En de andere samenwerkingsvorm?

„Groepen landen, die samen een speciale taak op zich nemen. Denk aan landen als Nederland en België, die door hun ligging en havens cruciaal zijn voor het transport van Amerikaans materiaal in continentaal Europa. Het idee voor die groep kreeg ik toen ik met mensen van defensie sprak over de mogelijkheid om Nederland alleen raketverdediging op zee te laten doen. Ik kreeg de wind van voren. ‘Hoe moeten we de haven van Rotterdam verdedigen, als we geen eigen systeem op het land hebben?’ Dat was een goed punt, en toen bedacht ik het volgende: de Belgen beschermen op het land de havensteden Antwerpen én Rotterdam, terwijl wij de Belgen dekking op zee geven als dat nodig is.”

Dus de geografie bepaalt mede waarin een land kan uitblinken?

„Ja, plus de historie. Landen die dicht tegen Rusland aan liggen, zoals Polen, leggen de nadruk op de landmacht. Fransen en Britten zijn door hun koloniale verleden gericht op operaties ver weg; die zijn sterk op zee, met onder meer hun vliegdekschepen en nucleaire onderzeeboten. De sterke punten van Nederland zijn ontstaan doordat krijgsmachtdelen op zoek gingen naar iets waarin ze konden excelleren zoals onderzeeboten en Patriot-raketten. Het wordt wel tijd dat Nederland een beredeneerde afweging maakt van wat we zouden móeten doen. En wie bij specialisatie dan onze natuurlijke partners zijn.”

Wie zijn dat?

„Dat is lastig vast te stellen. Politiek is het belangrijk om veel te doen met de Fransen, maar met hen is de samenwerking vooral gericht op vredesoperaties in Afrika. Met de Baltische staten, Polen en Duitsland kunnen we goed samenwerken bij de NAVO-verdediging, die nu weer bovenaan de agenda staat vanwege de Russische agressie in Oekraïne. Wij pleiten er wel voor een club landen niet te groot te maken. Zo doet Nederland nu in Woens-drecht het onderhoud aan de F-35, ook voor Italië. Nu veel landen extra F-35’s kopen, hebben de Noren ook een eigen onderhoudsfaciliteit opgezet en zijn er nu weer twee. Daarom zeggen wij: begin met zijn tweeën, zoals wij met de Belgen hebben gedaan. Probeer daarna de club te vergroten.”

Hoe komt het dat samenwerken ook bezuinigingen op defensie beperkt?

„Doordat een bezuiniging op een gezamenlijke taak ook in het partnerland wordt gevoeld, waardoor politici daarin minder snel zullen snijden.
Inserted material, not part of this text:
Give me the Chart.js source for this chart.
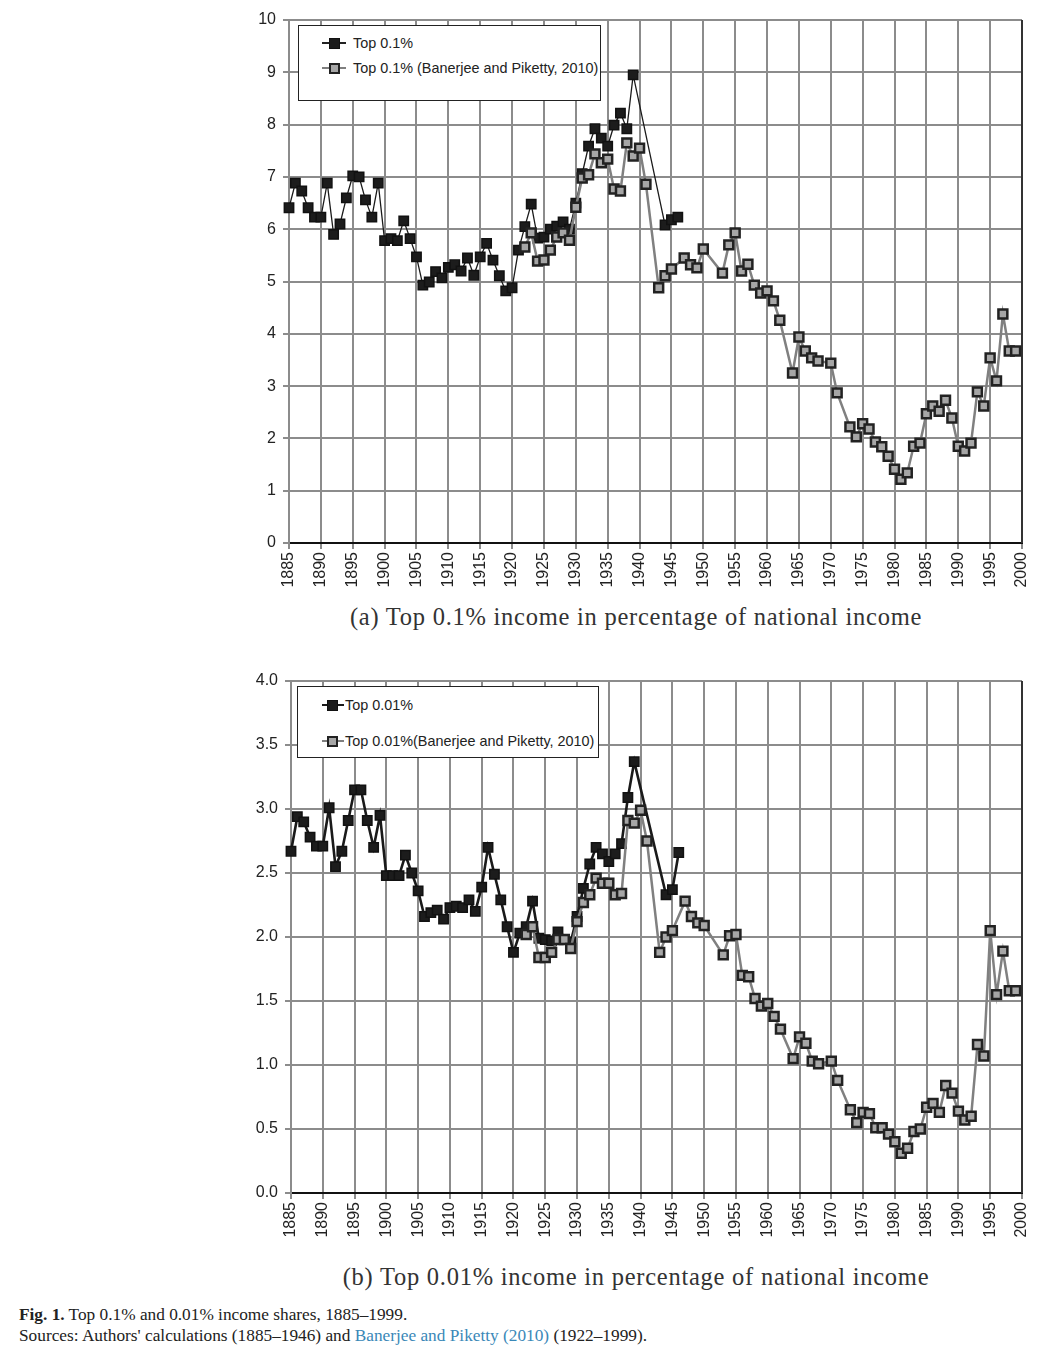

Bezuinigingen liggen altijd op de loer. Het defensiebudget is nu gigantisch groot, maar als we straks een recessie krijgen gaat het mes er wellicht weer in. In de huidige situatie houd je dan veel mini-specialismen over. Met minder, maar grotere specialismen houd je tijdens een bezuinigingsronde je militaire slagkracht beter overeind.”